Geologist’s Hard Rock Hammer
Garden City, NY, 1973
There are places that draw travelers, but there are names as well: Lhasa, Hollywood, Timbuktu. Throughout Central Asia, names that have always beguiled me whisper tales of salt traders, camels, the mysteries of silk: Samarkand, Bukhara, Tashkent.
During my visit to Almaty, I was introduced to a lovely Kazakh woman who worked for a U.S. aid agency as a translator. She took a day off to be my guide. Almaty, she told me, means “Father of Apples”; it is the place where all apples originated. She remarked on how the Soviets—though their architecture was bleak—had planted countless trees in the city: so many trees that one can walk across Almaty and never leave their shade. We visited markets selling mare’s yogurt, shared a lamb sandwich under a tree, and mused about her Mongol heritage. By the day’s end, we were holding hands. When we parted, she gave me this small painting as a gift.
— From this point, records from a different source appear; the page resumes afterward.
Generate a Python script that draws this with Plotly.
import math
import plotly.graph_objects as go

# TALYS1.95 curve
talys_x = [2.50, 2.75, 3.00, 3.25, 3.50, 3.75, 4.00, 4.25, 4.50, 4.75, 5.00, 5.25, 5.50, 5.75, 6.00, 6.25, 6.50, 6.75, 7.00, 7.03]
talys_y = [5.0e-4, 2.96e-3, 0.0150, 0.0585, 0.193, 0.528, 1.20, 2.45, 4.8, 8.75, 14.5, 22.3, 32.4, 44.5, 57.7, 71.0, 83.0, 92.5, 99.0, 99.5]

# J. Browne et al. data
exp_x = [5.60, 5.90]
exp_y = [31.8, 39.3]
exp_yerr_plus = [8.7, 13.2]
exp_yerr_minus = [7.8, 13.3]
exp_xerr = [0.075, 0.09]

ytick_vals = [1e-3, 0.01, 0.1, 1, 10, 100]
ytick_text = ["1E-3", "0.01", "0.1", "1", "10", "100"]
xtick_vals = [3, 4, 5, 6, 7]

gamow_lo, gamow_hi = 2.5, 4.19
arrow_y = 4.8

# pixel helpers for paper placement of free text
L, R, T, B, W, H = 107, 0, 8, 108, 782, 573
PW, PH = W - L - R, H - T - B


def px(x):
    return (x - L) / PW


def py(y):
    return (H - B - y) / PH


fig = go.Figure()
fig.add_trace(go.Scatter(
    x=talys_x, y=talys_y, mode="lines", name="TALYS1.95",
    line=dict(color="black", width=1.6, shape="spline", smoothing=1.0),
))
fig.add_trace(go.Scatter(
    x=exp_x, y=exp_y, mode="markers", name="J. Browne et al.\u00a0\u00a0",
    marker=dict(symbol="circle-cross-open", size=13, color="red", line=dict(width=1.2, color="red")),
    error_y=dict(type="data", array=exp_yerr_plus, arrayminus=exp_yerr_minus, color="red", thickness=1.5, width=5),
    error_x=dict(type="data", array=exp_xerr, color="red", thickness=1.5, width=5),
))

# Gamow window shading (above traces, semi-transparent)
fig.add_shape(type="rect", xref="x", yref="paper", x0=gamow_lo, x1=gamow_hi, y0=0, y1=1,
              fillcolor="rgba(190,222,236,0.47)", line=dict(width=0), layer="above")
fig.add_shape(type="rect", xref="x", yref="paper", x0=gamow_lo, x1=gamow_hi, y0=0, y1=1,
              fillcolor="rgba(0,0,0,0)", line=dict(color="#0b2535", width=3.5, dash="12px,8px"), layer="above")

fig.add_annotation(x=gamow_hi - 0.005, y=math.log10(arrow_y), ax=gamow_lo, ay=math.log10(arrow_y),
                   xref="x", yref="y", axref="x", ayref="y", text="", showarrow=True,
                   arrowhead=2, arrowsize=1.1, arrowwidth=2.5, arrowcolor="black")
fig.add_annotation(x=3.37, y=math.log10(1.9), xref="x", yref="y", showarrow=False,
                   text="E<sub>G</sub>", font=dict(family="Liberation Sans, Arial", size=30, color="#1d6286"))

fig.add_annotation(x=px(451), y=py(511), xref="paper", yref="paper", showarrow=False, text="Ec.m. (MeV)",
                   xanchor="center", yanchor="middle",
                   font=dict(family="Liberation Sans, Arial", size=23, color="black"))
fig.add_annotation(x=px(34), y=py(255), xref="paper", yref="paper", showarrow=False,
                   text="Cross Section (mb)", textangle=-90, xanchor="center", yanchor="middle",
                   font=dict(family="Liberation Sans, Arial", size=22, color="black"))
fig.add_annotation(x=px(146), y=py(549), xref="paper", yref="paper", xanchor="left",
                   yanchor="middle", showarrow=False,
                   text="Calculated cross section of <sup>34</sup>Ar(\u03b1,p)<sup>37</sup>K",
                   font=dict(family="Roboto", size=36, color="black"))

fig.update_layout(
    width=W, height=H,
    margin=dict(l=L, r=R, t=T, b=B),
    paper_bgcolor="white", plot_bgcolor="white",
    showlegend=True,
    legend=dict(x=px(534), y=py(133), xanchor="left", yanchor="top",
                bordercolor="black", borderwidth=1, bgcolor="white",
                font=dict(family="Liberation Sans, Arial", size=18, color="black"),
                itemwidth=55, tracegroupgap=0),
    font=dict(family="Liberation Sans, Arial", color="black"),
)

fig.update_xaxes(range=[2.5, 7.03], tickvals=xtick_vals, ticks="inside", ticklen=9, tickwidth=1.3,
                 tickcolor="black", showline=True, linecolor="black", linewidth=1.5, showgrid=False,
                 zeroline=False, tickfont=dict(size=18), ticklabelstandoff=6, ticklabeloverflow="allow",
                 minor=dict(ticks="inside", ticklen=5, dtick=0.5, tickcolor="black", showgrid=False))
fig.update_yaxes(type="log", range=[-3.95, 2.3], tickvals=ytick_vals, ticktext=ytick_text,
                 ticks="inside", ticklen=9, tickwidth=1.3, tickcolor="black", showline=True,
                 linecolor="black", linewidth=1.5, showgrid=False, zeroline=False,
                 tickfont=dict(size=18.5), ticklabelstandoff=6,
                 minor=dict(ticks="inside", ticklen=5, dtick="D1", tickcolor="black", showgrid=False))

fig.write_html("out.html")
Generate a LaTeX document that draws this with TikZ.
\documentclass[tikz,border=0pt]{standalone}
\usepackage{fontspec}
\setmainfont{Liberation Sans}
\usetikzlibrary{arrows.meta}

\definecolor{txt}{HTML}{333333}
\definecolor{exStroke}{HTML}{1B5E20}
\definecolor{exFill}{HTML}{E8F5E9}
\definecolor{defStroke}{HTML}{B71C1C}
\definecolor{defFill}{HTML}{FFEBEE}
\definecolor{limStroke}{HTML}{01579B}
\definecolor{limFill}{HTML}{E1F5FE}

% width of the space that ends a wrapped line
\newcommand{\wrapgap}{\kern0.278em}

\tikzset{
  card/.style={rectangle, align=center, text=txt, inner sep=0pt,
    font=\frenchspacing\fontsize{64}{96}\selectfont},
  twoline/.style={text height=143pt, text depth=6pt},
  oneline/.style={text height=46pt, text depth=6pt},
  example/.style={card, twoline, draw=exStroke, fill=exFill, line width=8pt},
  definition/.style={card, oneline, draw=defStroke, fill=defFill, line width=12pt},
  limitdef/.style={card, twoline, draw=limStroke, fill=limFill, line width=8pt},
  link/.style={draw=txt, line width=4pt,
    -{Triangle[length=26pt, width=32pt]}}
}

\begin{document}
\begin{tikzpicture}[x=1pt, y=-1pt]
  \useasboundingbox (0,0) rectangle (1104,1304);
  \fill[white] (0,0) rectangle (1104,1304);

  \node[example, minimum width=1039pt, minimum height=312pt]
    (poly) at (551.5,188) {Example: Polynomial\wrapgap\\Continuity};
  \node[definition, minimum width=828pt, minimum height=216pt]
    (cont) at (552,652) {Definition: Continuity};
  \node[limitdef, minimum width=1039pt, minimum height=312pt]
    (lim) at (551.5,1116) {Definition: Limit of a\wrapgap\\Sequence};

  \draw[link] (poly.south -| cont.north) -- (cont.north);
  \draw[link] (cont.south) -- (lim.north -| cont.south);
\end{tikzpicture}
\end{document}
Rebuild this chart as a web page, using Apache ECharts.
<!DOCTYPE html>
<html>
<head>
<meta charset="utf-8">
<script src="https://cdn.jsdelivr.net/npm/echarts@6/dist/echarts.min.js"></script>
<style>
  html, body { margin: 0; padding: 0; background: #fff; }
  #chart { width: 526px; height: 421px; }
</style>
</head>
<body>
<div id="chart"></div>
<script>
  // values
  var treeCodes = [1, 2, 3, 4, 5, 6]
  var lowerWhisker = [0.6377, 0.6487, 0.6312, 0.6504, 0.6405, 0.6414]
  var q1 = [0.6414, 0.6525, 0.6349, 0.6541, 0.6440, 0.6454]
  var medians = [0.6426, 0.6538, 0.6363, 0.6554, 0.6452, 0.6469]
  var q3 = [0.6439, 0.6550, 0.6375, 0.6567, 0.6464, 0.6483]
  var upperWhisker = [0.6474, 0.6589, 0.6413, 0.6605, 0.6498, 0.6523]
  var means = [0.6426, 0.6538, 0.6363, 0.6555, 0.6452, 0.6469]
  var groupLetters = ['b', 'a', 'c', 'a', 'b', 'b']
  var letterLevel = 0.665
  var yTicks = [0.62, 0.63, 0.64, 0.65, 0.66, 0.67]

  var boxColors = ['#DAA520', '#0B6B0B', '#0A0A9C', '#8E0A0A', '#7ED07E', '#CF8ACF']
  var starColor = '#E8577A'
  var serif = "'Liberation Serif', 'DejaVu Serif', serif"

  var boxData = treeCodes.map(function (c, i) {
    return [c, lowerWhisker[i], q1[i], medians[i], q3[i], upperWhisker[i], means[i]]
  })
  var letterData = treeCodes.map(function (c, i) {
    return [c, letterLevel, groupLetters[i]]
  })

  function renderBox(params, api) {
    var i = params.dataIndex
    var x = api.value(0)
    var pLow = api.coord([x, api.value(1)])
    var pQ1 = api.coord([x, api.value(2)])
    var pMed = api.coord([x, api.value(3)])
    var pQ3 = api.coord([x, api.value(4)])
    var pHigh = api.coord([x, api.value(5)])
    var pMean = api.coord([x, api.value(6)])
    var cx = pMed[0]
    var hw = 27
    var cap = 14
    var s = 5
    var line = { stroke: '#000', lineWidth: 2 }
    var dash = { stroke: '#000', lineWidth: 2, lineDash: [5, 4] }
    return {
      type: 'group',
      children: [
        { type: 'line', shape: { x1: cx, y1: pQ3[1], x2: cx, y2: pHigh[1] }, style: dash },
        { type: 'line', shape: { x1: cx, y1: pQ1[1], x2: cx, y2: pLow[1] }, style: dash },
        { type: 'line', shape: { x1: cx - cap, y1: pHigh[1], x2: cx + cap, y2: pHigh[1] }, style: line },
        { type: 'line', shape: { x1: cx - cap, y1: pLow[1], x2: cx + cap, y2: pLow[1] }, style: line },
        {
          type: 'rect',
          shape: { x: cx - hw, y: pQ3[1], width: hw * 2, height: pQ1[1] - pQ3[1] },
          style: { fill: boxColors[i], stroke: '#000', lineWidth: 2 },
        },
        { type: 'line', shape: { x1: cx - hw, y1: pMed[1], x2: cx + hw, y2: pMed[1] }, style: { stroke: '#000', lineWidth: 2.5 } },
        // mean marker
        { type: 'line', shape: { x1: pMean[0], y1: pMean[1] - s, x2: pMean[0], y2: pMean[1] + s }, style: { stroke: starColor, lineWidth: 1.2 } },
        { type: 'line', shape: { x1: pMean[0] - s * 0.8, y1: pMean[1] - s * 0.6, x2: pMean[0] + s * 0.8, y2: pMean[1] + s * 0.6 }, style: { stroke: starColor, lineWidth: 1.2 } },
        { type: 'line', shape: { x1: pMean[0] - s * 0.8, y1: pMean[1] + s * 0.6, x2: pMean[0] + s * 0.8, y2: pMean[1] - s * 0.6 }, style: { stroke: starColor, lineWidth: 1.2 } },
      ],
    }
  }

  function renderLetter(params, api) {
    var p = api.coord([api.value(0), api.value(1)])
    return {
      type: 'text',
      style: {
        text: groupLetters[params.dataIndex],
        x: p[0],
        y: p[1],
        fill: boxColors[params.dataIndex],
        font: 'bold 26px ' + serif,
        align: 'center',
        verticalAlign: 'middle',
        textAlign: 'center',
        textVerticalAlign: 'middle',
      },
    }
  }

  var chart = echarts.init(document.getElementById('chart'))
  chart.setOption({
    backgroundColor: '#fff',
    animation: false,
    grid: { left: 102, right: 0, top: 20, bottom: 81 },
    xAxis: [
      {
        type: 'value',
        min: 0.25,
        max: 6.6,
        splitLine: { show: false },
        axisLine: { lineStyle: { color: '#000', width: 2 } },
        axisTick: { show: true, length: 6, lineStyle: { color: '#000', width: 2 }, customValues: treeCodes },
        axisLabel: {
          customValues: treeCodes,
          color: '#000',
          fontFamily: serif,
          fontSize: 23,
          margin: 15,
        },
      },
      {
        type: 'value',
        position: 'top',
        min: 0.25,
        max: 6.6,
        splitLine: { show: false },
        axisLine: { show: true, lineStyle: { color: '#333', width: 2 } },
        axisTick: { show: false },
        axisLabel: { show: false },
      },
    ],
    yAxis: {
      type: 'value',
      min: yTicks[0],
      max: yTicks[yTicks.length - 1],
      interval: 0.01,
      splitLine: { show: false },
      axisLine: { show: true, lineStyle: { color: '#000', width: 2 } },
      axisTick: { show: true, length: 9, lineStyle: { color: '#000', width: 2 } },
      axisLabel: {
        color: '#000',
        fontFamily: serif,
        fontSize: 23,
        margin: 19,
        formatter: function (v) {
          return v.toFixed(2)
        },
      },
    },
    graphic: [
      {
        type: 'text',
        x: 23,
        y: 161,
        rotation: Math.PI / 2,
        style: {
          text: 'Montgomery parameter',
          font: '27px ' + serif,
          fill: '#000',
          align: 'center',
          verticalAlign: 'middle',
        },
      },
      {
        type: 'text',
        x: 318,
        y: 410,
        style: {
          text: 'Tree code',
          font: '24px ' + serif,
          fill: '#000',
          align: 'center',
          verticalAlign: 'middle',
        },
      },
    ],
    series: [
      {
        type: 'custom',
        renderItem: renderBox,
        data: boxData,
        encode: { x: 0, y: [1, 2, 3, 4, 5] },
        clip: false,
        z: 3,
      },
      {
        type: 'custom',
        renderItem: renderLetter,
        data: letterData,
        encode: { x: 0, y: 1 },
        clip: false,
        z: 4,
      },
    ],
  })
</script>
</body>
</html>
Travel, for me, is more about people than places. On a side trip to neighboring Uzbekistan, I’d sketched every character in detail: Artur, the droll but perpetually disoriented driver who spirited me from the wild subway stations of Tashkent to sandy Samarkand; old Dya Dya (“Uncle”) Sinia, navigating the potholed road to Bukhara in his Volga sedan as the white sun baked my knees like potatoes; Philip and Michele, two enterprising Peace Corps volunteers who were bringing internet access to the ancient cities of the Silk Road: the world’s first information superhighway.
But I got lazy in Kazakhstan, and didn’t keep up my journal. That comes with a cost.
Though any guidebook will remind me how to find the Yasawi Mausoleum or Bibi-Khanym Mosque, my dark-haired guide is now lost to time. She was as warm and elegant and tall as the Kalyan Minaret at sunset… but I have forgotten her name.